►

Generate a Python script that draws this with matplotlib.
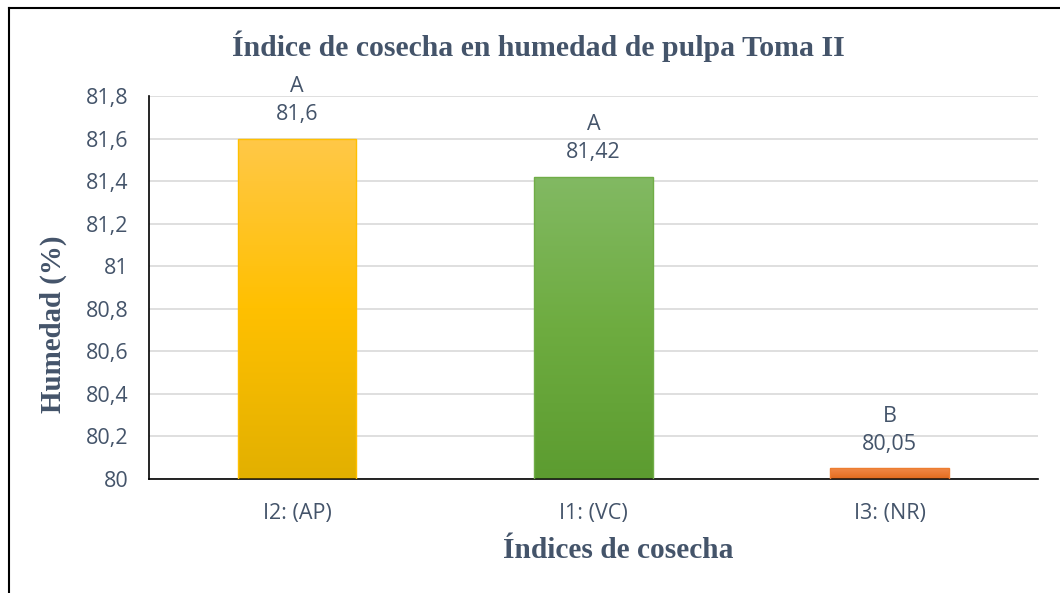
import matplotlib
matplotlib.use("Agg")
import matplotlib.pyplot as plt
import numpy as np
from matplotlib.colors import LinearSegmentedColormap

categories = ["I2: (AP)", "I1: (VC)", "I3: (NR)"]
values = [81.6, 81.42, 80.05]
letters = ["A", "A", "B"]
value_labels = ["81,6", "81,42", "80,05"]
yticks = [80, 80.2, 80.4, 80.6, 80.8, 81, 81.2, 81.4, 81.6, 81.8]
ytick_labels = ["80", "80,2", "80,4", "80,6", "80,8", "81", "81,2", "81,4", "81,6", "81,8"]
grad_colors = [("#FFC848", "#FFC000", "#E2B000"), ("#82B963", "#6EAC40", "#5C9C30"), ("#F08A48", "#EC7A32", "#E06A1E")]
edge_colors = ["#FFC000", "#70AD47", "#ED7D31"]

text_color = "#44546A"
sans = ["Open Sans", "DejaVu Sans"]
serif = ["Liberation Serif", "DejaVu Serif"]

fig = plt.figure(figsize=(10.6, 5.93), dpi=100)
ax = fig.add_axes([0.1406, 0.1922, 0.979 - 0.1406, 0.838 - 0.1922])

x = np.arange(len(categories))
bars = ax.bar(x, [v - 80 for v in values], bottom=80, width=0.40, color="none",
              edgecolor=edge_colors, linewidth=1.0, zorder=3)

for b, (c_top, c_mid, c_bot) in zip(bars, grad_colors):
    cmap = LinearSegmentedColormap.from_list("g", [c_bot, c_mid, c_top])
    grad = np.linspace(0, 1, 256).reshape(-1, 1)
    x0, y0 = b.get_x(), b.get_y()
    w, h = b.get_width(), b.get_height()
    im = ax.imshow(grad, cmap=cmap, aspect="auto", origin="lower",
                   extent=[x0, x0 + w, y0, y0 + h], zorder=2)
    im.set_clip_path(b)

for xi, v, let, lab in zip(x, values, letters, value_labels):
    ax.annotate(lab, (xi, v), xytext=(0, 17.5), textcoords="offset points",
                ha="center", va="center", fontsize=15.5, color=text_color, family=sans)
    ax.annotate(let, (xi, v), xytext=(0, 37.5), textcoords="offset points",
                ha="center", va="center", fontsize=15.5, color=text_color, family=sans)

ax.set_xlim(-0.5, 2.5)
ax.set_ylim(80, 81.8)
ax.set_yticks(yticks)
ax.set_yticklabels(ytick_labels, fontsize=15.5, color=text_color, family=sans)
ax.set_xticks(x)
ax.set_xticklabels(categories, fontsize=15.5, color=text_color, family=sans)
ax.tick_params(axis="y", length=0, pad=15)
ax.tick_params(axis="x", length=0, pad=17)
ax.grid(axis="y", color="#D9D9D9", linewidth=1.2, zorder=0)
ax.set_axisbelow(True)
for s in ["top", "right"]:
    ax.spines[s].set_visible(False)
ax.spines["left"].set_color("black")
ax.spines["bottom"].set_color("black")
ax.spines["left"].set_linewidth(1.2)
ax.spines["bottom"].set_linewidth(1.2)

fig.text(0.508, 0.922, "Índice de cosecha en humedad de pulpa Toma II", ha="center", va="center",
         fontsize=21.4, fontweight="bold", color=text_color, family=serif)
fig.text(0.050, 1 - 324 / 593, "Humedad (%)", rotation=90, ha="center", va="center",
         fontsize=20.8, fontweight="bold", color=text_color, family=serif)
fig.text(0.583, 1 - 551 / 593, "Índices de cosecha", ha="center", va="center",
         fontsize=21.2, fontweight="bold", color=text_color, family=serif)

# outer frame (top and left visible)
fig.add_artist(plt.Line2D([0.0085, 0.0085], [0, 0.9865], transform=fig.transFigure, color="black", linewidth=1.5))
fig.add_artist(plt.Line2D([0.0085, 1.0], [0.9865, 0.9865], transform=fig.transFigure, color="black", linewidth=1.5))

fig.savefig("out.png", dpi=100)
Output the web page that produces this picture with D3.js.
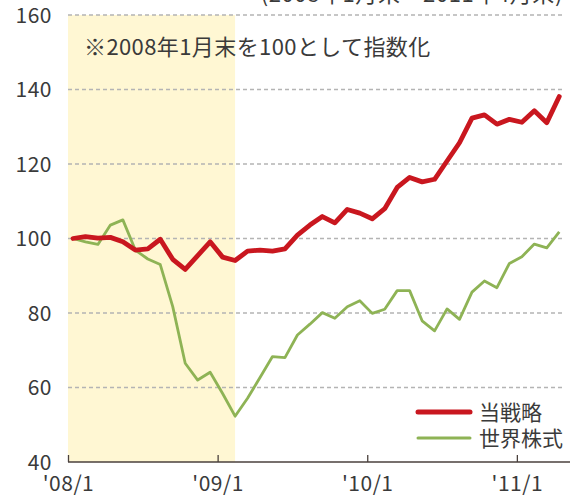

◄

**What the task asks**
Word for word, give again the lines from the first entry to the line with "im.set_clip_path(b)", inclusive. Exclude the pictures.

**Complete answer**
Generate a Python script that draws this with matplotlib.
import matplotlib
matplotlib.use("Agg")
import matplotlib.pyplot as plt
import numpy as np
from matplotlib.colors import LinearSegmentedColormap

categories = ["I2: (AP)", "I1: (VC)", "I3: (NR)"]
values = [81.6, 81.42, 80.05]
letters = ["A", "A", "B"]
value_labels = ["81,6", "81,42", "80,05"]
yticks = [80, 80.2, 80.4, 80.6, 80.8, 81, 81.2, 81.4, 81.6, 81.8]
ytick_labels = ["80", "80,2", "80,4", "80,6", "80,8", "81", "81,2", "81,4", "81,6", "81,8"]
grad_colors = [("#FFC848", "#FFC000", "#E2B000"), ("#82B963", "#6EAC40", "#5C9C30"), ("#F08A48", "#EC7A32", "#E06A1E")]
edge_colors = ["#FFC000", "#70AD47", "#ED7D31"]

text_color = "#44546A"
sans = ["Open Sans", "DejaVu Sans"]
serif = ["Liberation Serif", "DejaVu Serif"]

fig = plt.figure(figsize=(10.6, 5.93), dpi=100)
ax = fig.add_axes([0.1406, 0.1922, 0.979 - 0.1406, 0.838 - 0.1922])

x = np.arange(len(categories))
bars = ax.bar(x, [v - 80 for v in values], bottom=80, width=0.40, color="none",
              edgecolor=edge_colors, linewidth=1.0, zorder=3)

for b, (c_top, c_mid, c_bot) in zip(bars, grad_colors):
    cmap = LinearSegmentedColormap.from_list("g", [c_bot, c_mid, c_top])
    grad = np.linspace(0, 1, 256).reshape(-1, 1)
    x0, y0 = b.get_x(), b.get_y()
    w, h = b.get_width(), b.get_height()
    im = ax.imshow(grad, cmap=cmap, aspect="auto", origin="lower",
                   extent=[x0, x0 + w, y0, y0 + h], zorder=2)
    im.set_clip_path(b)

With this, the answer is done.